Le quotidien turc Hurriyet remarque qu'Erdogan et Gülen se ressemblent beaucoup. Les deux sont partisans du renouveau néo-ottoman et ont combattu aussi bien les kémalistes que le pouvoir militaire. Après leur victoire ils avaient trouvé des prétextes pour se lancer des reproches mutuels.

Les analystes pensent qu'à trois mois des élections régionales du 30 mars et à six mois de la présidentielle, Gülen cherche à saper les positions d'Erdogan, qui voudrait devenir un chef de l'Etat élu par le peuple. L'avocat du milliardaire a déclaré que son patron n'était pas impliqué dans l'enquête et qu'elle ne l'intéressait pas du tout.

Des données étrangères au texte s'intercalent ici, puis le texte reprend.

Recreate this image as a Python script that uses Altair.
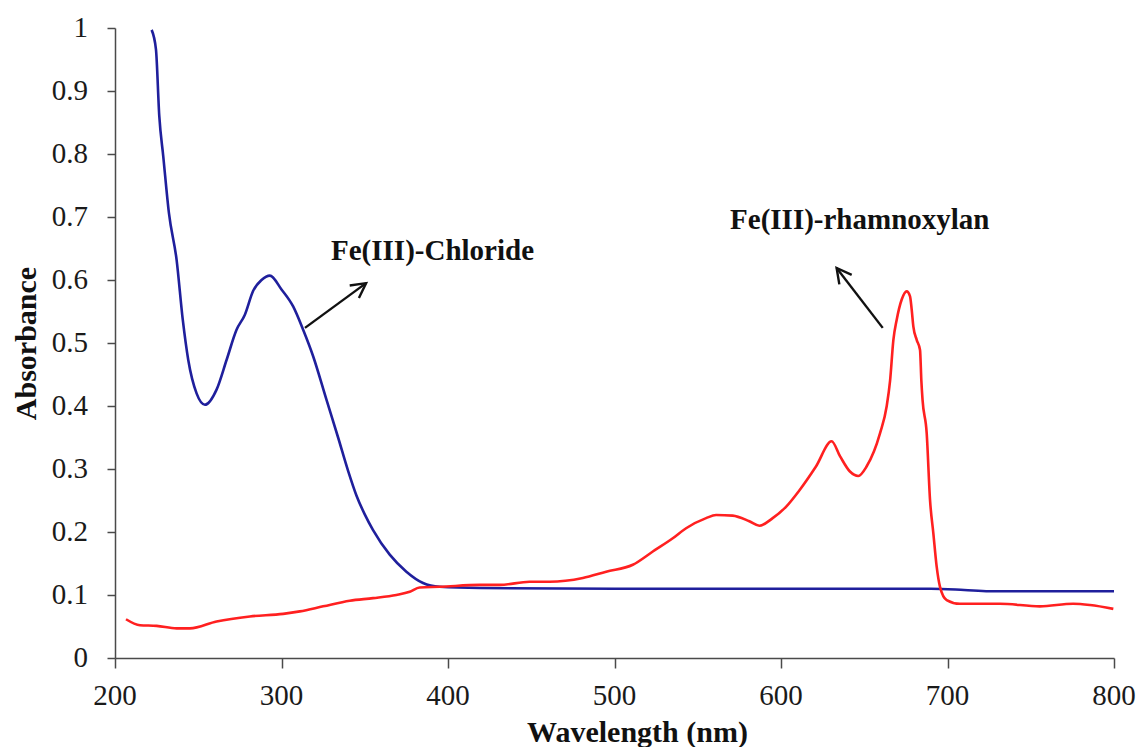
import math
import altair as alt
import pandas as pd

# ---------------- data ----------------
chloride_nm = [222, 224.6, 226.6, 229, 232.4, 237, 240.7, 244, 249, 254, 261, 267,
               273, 278, 283, 288, 293, 300, 307, 313, 319, 327, 334, 340, 345, 350,
               355, 365, 375, 385, 395, 419, 500, 600, 690, 710, 725, 800]
chloride_abs = [0.997, 0.966, 0.86, 0.796, 0.706, 0.632, 0.537, 0.473, 0.42, 0.402,
                0.426, 0.473, 0.521, 0.545, 0.583, 0.600, 0.607, 0.585, 0.558, 0.521,
                0.479, 0.41, 0.35, 0.297, 0.258, 0.228, 0.203, 0.164, 0.137, 0.119,
                0.113, 0.111, 0.110, 0.110, 0.110, 0.108, 0.106, 0.106]

rham_nm = [206.6, 215, 225, 237, 245, 261, 281, 301, 311, 325, 341, 355, 369, 377,
           383, 395, 419, 431, 449, 461, 481, 495, 511, 523, 535, 543, 555, 561, 571,
           581, 587, 595, 603, 611, 621, 630.4, 635.5, 641.4, 646.4, 651.4, 659.5,
           663.5, 665.5, 667.5, 669.5, 672.5, 675.5, 677.5, 678.5, 679.5, 681.5,
           683.5, 684.3, 685, 687.5, 689.5, 691.5, 693.5, 695.5, 699.5, 707.5, 731.5,
           755.5, 775.5, 785.6, 799.6]
rham_abs = [0.0615, 0.052, 0.051, 0.047, 0.047, 0.058, 0.066, 0.070, 0.074, 0.082,
            0.091, 0.095, 0.100, 0.105, 0.112, 0.113, 0.116, 0.116, 0.121, 0.121,
            0.127, 0.137, 0.148, 0.169, 0.190, 0.206, 0.222, 0.227, 0.226, 0.217,
            0.210, 0.222, 0.240, 0.266, 0.304, 0.344, 0.320, 0.296, 0.289, 0.304,
            0.357, 0.400, 0.440, 0.505, 0.537, 0.569, 0.582, 0.574, 0.553, 0.526,
            0.505, 0.489, 0.440, 0.410, 0.357, 0.251, 0.198, 0.145, 0.113, 0.092,
            0.086, 0.086, 0.082, 0.086, 0.084, 0.078]

x_ticks = [200, 300, 400, 500, 600, 700, 800]
y_ticks = [0, 0.1, 0.2, 0.3, 0.4, 0.5, 0.6, 0.7, 0.8, 0.9, 1]

ann_label = ["Fe(III)-Chloride", "Fe(III)-rhamnoxylan"]
ann_x = [390.7, 647.3]
ann_y = [0.631, 0.681]

arrow_x0 = [314.1, 661.1]
arrow_y0 = [0.524, 0.524]
arrow_x1 = [350.8, 633.4]
arrow_y1 = [0.595, 0.619]

# ---------------- layout ----------------
W, H = 999, 630
X_DOM, Y_DOM = [200, 800], [0, 1]
FONT = "Liberation Serif"

px_x = W / (X_DOM[1] - X_DOM[0])
px_y = H / (Y_DOM[1] - Y_DOM[0])
angles = []
for a, b, c, d in zip(arrow_x0, arrow_y0, arrow_x1, arrow_y1):
    dx = (c - a) * px_x
    dy = -(d - b) * px_y
    ang = math.degrees(math.atan2(dx, -dy)) % 360
    angles.append(ang)

lines = pd.DataFrame({
    "nm": chloride_nm + rham_nm,
    "abs": chloride_abs + rham_abs,
    "series": ["Fe(III)-Chloride"] * len(chloride_nm) + ["Fe(III)-rhamnoxylan"] * len(rham_nm),
})
ann = pd.DataFrame({"label": ann_label, "x": ann_x, "y": ann_y})
arrows = pd.DataFrame({"x0": arrow_x0, "y0": arrow_y0, "x1": arrow_x1,
                       "y1": arrow_y1, "ang": angles})
xlab = pd.DataFrame({"v": x_ticks, "t": [f"{v:g}" for v in x_ticks], "y0": [Y_DOM[0]] * len(x_ticks)})
ylab = pd.DataFrame({"v": y_ticks, "t": [f"{v:g}" for v in y_ticks], "x0": [X_DOM[0]] * len(y_ticks)})

xs = alt.Scale(domain=X_DOM, nice=False, zero=False)
ys = alt.Scale(domain=Y_DOM, nice=False)

x_axis = alt.Axis(values=x_ticks, tickSize=10, grid=False, labels=False,
                  title="Wavelength (nm)",
                  titleBaseline="alphabetic", titleX=522, titleY=83)
y_axis = alt.Axis(values=y_ticks, tickSize=8, grid=False, labels=False,
                  title="Absorbance",
                  titleBaseline="alphabetic", titleAngle=-90, titleX=-80,
                  titleY=H / 2, titleAlign="center")

line_layer = alt.Chart(lines).mark_line(strokeWidth=2.6, interpolate="monotone").encode(
    x=alt.X("nm:Q", scale=xs, axis=x_axis),
    y=alt.Y("abs:Q", scale=ys, axis=y_axis),
    color=alt.Color("series:N", scale=alt.Scale(
        domain=["Fe(III)-Chloride", "Fe(III)-rhamnoxylan"],
        range=["#1f1f9c", "#ff2020"]), legend=None),
    order=alt.Order("series:N"),
)

xlab_layer = alt.Chart(xlab).mark_text(
    font=FONT, fontSize=29, color="#1a1a1a", align="center",
    baseline="alphabetic", dy=47
).encode(x=alt.X("v:Q", scale=xs), y=alt.Y("y0:Q", scale=ys), text="t:N")

ylab_layer = alt.Chart(ylab).mark_text(
    font=FONT, fontSize=29, color="#1a1a1a", align="right",
    baseline="middle", dx=-27
).encode(x=alt.X("x0:Q", scale=xs), y=alt.Y("v:Q", scale=ys), text="t:N")

text_layer = alt.Chart(ann).mark_text(
    font=FONT, fontSize=29, fontWeight="bold", color="#111111",
    align="center", baseline="alphabetic"
).encode(x=alt.X("x:Q", scale=xs), y=alt.Y("y:Q", scale=ys), text="label:N")

shaft_layer = alt.Chart(arrows).mark_rule(color="#111111", strokeWidth=2.4).encode(
    x=alt.X("x0:Q", scale=xs), y=alt.Y("y0:Q", scale=ys),
    x2="x1:Q", y2="y1:Q")

head_layer = alt.Chart(arrows).mark_point(
    shape="M-0.47,0.88L0,0L0.47,0.88", filled=False, stroke="#111111",
    strokeWidth=2.4, size=1100, opacity=1
).encode(x=alt.X("x1:Q", scale=xs), y=alt.Y("y1:Q", scale=ys),
         angle=alt.Angle("ang:Q", scale=None))

chart = alt.layer(line_layer, xlab_layer, ylab_layer, shaft_layer, head_layer,
                  text_layer).properties(
    width=W, height=H,
    autosize=alt.AutoSizeParams(type="none"),
    padding={"left": 115, "top": 28, "right": 23, "bottom": 89},
    background="white",
).configure_view(stroke=None, clip=False).configure_axis(
    titleFont=FONT, titleFontSize=30, titleFontWeight="bold", titleColor="#111111",
    domainColor="#4a4a4a", tickColor="#4a4a4a", domainWidth=1.5, tickWidth=1.5,
)

chart.save("out.html", embed_options={"renderer": "svg", "actions": False})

Pendant ce temps, la lire turque a chuté plus bas que jamais, en passant même en-dessous de son minimum de l'été dernier. Le vice-premier ministre Bülent Arinç a promis : "Nous avons toujours respecté les décisions de justice et n'entraverons d'aucune manière l'enquête".
Les membres de l’entourage d'Erdogan sont conscient que s'ils renonçaient à l'enquête, ils ne pourraient jamais laver le parti des accusations de corruption. L’image de l'AKP est sur la sellette.